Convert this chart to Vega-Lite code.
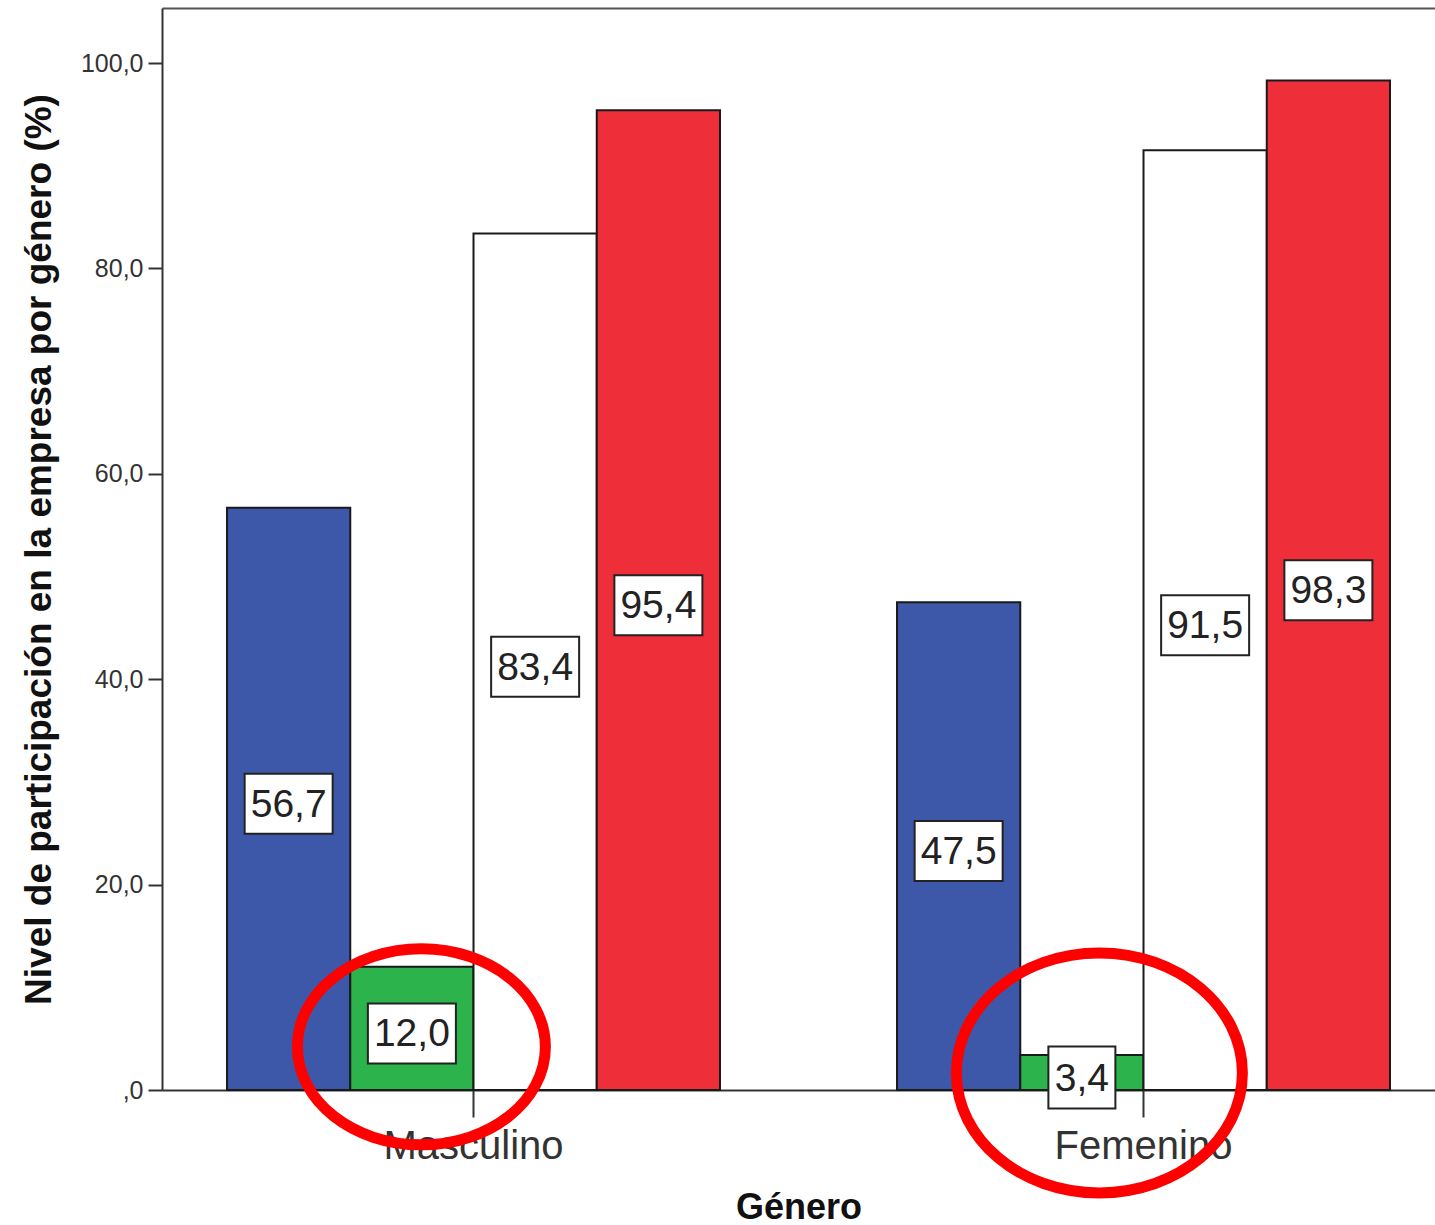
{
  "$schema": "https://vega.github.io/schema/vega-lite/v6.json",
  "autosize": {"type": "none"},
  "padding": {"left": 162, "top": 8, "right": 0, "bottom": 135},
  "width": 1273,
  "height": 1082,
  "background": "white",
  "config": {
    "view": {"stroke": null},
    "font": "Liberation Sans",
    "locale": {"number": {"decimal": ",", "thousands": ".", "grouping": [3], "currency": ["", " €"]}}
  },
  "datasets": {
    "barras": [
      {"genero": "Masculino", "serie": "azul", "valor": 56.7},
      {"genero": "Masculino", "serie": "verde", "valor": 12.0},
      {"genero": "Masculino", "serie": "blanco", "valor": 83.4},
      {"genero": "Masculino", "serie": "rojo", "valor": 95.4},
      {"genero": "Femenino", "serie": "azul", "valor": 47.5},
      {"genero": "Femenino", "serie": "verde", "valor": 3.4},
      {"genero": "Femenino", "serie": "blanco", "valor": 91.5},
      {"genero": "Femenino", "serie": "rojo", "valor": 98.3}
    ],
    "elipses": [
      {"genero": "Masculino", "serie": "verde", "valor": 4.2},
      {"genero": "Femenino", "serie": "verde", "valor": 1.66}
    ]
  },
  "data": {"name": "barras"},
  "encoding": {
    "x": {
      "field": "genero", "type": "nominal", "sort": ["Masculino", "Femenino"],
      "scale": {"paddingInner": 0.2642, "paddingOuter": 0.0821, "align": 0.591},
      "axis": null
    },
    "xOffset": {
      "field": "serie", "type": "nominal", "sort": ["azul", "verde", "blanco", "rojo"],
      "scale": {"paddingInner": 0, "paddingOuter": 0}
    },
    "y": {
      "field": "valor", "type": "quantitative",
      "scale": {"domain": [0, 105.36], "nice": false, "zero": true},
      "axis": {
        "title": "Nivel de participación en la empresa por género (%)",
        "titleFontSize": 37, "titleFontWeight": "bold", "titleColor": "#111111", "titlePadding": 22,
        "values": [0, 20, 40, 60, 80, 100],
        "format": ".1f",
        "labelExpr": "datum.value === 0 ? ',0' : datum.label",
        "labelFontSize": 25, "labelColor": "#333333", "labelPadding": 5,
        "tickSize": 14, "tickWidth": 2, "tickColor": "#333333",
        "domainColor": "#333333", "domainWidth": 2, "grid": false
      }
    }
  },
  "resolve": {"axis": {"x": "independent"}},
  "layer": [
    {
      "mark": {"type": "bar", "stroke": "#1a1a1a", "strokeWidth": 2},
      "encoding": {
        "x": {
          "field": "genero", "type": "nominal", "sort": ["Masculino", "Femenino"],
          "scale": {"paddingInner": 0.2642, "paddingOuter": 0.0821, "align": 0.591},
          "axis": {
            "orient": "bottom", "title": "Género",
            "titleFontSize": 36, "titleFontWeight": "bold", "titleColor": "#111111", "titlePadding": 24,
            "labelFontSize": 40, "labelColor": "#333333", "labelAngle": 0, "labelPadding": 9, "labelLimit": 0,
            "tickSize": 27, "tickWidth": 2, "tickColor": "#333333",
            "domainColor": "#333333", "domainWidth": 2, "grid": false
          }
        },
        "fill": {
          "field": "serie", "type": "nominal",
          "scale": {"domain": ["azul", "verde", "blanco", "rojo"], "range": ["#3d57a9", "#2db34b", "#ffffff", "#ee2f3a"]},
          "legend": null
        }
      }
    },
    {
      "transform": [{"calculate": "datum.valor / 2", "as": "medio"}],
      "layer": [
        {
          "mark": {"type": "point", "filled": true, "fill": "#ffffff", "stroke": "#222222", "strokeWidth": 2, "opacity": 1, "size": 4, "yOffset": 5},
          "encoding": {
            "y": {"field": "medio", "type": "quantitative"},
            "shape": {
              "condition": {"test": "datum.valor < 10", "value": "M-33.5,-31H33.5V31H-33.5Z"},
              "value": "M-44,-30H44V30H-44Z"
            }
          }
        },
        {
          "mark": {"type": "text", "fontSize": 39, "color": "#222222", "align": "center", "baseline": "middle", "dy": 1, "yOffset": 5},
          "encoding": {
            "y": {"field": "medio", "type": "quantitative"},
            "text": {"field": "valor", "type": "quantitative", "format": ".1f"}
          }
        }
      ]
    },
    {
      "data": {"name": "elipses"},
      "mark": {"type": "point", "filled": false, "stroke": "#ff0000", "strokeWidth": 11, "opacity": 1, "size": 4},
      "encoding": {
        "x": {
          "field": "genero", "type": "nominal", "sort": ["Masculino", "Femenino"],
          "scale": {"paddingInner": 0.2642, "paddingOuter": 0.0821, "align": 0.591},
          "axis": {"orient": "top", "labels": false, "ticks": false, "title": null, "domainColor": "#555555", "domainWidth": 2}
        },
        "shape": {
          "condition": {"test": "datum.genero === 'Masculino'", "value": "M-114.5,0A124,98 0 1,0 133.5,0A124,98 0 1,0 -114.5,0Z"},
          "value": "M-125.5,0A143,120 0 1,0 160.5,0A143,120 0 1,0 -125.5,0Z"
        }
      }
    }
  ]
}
========================================
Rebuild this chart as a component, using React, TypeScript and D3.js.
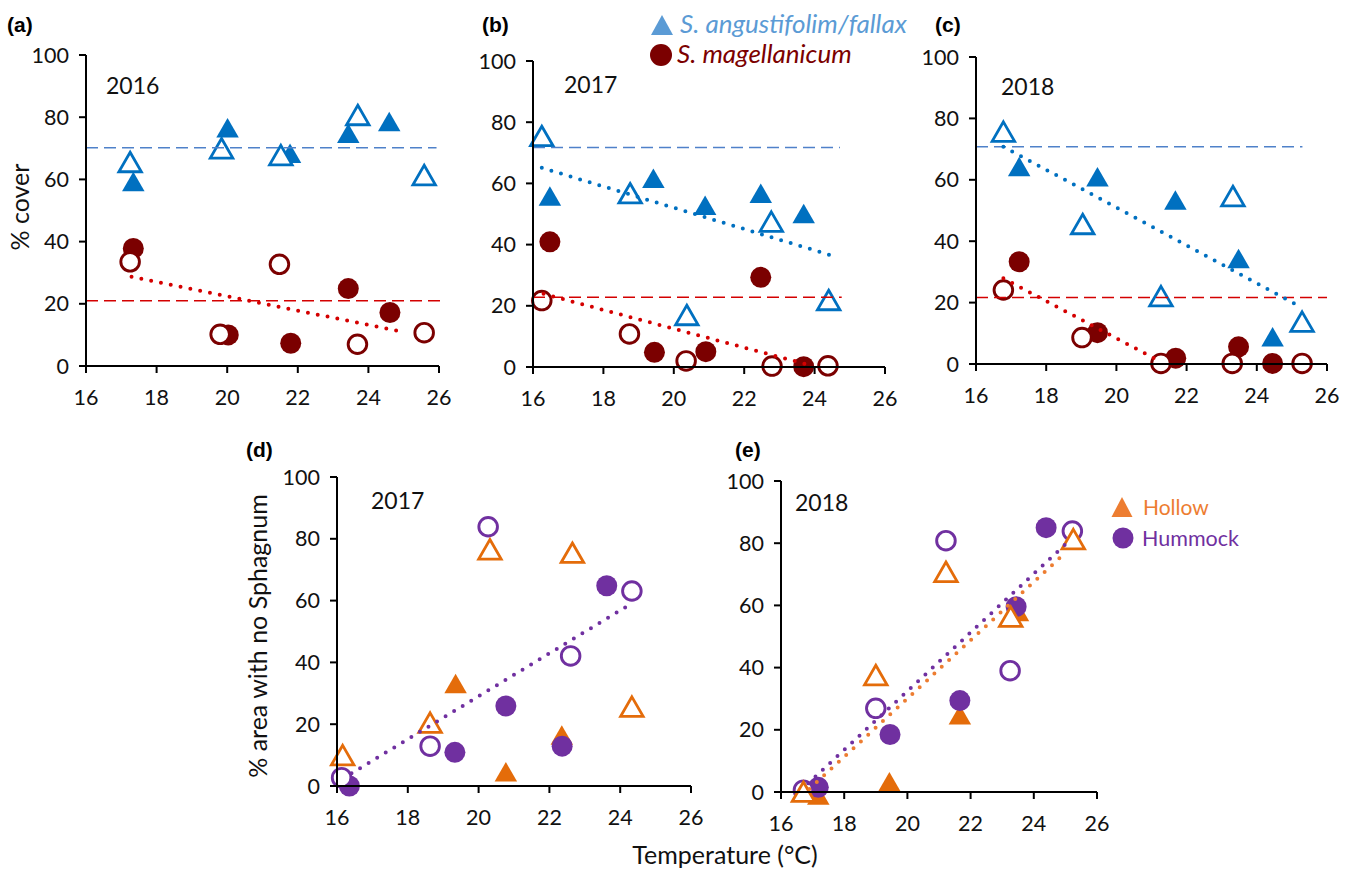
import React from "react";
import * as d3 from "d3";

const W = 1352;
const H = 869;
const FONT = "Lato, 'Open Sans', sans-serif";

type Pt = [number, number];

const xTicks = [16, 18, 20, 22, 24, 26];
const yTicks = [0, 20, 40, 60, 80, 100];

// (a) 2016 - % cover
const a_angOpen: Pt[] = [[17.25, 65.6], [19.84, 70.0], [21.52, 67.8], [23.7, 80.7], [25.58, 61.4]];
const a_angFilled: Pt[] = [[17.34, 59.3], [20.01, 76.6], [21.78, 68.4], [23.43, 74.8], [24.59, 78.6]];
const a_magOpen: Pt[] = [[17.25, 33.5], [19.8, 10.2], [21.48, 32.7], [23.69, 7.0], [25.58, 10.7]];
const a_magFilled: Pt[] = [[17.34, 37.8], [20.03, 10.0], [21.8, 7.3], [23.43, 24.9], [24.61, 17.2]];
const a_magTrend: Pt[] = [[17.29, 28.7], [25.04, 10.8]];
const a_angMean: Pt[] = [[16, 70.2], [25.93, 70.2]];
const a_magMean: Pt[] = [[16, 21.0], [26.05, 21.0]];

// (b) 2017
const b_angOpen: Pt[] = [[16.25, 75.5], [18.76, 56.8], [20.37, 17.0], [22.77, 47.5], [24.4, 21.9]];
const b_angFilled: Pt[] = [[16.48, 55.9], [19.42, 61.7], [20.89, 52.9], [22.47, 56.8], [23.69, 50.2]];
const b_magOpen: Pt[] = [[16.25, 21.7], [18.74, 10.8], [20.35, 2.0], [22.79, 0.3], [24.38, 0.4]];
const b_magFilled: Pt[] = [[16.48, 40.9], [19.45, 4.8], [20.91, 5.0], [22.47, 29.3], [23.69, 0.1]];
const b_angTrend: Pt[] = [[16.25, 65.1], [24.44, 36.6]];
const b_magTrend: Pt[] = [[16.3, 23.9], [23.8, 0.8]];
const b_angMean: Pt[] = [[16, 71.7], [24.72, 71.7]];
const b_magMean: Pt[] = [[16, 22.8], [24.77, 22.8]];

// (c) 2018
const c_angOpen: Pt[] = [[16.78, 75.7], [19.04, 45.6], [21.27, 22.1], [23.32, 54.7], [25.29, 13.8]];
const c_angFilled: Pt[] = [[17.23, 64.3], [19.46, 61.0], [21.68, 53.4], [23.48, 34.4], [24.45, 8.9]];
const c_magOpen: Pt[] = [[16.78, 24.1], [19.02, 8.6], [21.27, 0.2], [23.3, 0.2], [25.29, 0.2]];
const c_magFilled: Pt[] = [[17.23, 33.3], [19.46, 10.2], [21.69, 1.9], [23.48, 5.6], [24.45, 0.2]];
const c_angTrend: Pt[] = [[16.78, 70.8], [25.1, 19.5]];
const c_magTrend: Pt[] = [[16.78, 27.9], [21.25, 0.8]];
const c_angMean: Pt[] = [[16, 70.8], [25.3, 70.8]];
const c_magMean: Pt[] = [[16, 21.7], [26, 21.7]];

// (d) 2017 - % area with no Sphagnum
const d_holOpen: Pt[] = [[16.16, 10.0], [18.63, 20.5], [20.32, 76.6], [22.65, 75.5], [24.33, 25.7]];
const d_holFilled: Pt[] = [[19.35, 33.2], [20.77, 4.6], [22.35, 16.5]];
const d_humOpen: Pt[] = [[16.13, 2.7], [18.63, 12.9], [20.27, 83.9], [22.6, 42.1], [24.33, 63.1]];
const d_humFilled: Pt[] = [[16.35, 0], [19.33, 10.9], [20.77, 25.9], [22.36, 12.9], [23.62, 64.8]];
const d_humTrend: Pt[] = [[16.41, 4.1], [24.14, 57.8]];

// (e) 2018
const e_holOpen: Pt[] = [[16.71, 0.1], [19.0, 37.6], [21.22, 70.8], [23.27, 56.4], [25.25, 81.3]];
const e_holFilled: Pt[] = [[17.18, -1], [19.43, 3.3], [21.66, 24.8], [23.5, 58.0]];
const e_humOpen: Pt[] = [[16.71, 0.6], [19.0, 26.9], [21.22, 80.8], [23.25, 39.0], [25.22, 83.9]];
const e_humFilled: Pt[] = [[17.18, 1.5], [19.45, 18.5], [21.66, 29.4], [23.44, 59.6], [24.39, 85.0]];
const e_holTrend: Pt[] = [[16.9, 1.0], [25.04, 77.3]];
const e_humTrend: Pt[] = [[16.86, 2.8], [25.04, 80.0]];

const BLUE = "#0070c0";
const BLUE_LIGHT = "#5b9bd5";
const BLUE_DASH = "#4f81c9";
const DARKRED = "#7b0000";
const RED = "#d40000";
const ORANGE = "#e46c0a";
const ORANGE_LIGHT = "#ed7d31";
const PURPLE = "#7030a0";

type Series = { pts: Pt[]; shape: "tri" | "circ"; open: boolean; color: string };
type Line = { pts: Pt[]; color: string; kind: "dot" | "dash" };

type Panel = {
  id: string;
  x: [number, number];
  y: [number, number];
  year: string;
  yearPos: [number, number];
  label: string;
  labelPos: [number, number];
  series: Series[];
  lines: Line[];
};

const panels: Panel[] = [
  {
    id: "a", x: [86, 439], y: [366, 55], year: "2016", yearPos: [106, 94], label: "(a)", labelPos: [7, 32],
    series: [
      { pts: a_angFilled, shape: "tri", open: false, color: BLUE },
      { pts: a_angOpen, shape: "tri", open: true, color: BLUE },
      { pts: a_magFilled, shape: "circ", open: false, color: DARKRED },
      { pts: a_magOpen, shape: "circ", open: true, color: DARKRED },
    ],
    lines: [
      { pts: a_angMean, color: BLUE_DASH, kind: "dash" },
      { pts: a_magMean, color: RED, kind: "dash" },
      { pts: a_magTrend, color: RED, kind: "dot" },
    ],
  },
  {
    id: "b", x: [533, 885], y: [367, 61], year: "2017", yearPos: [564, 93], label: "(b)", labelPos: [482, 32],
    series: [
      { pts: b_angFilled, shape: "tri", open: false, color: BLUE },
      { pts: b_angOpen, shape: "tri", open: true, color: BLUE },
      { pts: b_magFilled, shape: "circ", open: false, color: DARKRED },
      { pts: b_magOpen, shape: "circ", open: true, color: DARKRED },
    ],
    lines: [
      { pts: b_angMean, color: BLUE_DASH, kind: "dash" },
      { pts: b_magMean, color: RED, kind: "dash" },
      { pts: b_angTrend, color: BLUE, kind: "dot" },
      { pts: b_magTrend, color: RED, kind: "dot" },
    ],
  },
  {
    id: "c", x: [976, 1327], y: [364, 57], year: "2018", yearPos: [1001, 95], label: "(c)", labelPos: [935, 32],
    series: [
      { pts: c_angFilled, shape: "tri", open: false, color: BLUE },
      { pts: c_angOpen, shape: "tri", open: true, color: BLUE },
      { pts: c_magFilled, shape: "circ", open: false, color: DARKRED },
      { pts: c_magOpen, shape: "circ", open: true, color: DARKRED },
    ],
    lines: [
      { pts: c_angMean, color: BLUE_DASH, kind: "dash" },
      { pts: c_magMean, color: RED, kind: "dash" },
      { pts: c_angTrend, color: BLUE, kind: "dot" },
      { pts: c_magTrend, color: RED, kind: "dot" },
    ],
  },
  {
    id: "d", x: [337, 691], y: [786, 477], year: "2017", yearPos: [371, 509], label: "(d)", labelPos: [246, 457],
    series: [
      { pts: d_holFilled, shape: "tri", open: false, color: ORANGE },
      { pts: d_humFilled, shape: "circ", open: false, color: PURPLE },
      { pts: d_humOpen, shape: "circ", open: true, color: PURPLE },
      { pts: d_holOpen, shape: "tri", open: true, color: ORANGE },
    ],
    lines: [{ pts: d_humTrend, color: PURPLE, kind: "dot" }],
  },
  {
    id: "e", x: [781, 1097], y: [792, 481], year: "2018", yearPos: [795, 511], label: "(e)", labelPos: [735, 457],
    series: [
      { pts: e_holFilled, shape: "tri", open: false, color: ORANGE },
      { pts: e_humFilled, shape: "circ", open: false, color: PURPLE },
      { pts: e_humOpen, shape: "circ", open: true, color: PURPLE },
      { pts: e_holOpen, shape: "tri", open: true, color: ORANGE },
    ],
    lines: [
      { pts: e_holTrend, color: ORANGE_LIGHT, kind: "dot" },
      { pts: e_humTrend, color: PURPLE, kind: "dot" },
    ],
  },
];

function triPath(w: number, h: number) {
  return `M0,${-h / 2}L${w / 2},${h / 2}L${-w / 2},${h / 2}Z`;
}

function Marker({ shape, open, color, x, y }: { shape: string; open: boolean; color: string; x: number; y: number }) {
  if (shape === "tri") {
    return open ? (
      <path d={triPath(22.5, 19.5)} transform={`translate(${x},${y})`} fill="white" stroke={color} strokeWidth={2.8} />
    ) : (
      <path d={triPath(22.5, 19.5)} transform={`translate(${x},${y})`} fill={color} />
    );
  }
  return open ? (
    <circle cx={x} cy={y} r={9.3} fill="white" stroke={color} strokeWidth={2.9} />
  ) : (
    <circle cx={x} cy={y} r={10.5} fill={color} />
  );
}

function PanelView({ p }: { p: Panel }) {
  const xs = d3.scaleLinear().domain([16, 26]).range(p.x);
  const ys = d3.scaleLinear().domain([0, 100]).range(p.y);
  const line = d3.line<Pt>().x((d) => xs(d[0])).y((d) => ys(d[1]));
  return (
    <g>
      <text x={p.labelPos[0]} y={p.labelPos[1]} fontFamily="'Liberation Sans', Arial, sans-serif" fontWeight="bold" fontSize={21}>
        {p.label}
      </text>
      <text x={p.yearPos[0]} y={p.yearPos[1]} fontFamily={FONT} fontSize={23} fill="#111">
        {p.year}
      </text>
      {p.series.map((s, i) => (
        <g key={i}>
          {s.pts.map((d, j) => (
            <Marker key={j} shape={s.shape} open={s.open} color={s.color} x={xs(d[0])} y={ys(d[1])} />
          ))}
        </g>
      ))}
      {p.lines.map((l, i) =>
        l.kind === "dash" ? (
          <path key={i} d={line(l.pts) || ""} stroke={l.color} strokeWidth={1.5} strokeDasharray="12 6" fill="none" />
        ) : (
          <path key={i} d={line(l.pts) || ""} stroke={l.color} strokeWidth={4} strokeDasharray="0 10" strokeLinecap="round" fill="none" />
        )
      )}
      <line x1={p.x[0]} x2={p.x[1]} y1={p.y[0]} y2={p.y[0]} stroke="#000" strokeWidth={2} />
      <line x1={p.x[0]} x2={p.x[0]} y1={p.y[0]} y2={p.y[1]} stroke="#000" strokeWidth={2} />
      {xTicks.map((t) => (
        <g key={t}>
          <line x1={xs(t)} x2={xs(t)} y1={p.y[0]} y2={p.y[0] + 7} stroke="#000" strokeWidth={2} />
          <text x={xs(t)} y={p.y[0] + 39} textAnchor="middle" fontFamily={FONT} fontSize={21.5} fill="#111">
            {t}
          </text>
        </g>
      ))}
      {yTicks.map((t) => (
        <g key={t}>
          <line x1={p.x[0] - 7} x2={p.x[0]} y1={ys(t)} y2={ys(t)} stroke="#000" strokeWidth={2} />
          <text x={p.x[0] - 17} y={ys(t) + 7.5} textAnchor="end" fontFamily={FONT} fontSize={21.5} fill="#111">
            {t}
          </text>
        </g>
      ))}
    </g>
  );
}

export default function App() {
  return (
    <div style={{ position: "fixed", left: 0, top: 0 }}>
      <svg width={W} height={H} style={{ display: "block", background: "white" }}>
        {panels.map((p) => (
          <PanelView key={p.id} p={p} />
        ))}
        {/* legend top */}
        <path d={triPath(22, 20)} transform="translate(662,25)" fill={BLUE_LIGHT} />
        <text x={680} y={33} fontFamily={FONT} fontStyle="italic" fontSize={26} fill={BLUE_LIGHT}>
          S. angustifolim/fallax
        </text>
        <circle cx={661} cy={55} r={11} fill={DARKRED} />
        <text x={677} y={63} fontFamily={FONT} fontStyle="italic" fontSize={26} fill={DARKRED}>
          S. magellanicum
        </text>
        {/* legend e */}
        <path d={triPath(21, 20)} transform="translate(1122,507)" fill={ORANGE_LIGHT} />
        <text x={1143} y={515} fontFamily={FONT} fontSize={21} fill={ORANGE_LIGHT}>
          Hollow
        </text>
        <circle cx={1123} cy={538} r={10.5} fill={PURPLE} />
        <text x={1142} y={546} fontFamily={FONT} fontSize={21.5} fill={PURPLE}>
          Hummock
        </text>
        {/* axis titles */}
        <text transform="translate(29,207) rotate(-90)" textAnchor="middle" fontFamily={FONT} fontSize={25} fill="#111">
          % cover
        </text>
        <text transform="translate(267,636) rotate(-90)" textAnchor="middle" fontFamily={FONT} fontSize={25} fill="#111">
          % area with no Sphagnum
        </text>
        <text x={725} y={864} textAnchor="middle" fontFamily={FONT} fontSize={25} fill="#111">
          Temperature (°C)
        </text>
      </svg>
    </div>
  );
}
========================================
# Your goal:
From the records above, copy every line that holds the word "React".

# Task result:
Rebuild this chart as a component, using React, TypeScript and D3.js.
import React from "react";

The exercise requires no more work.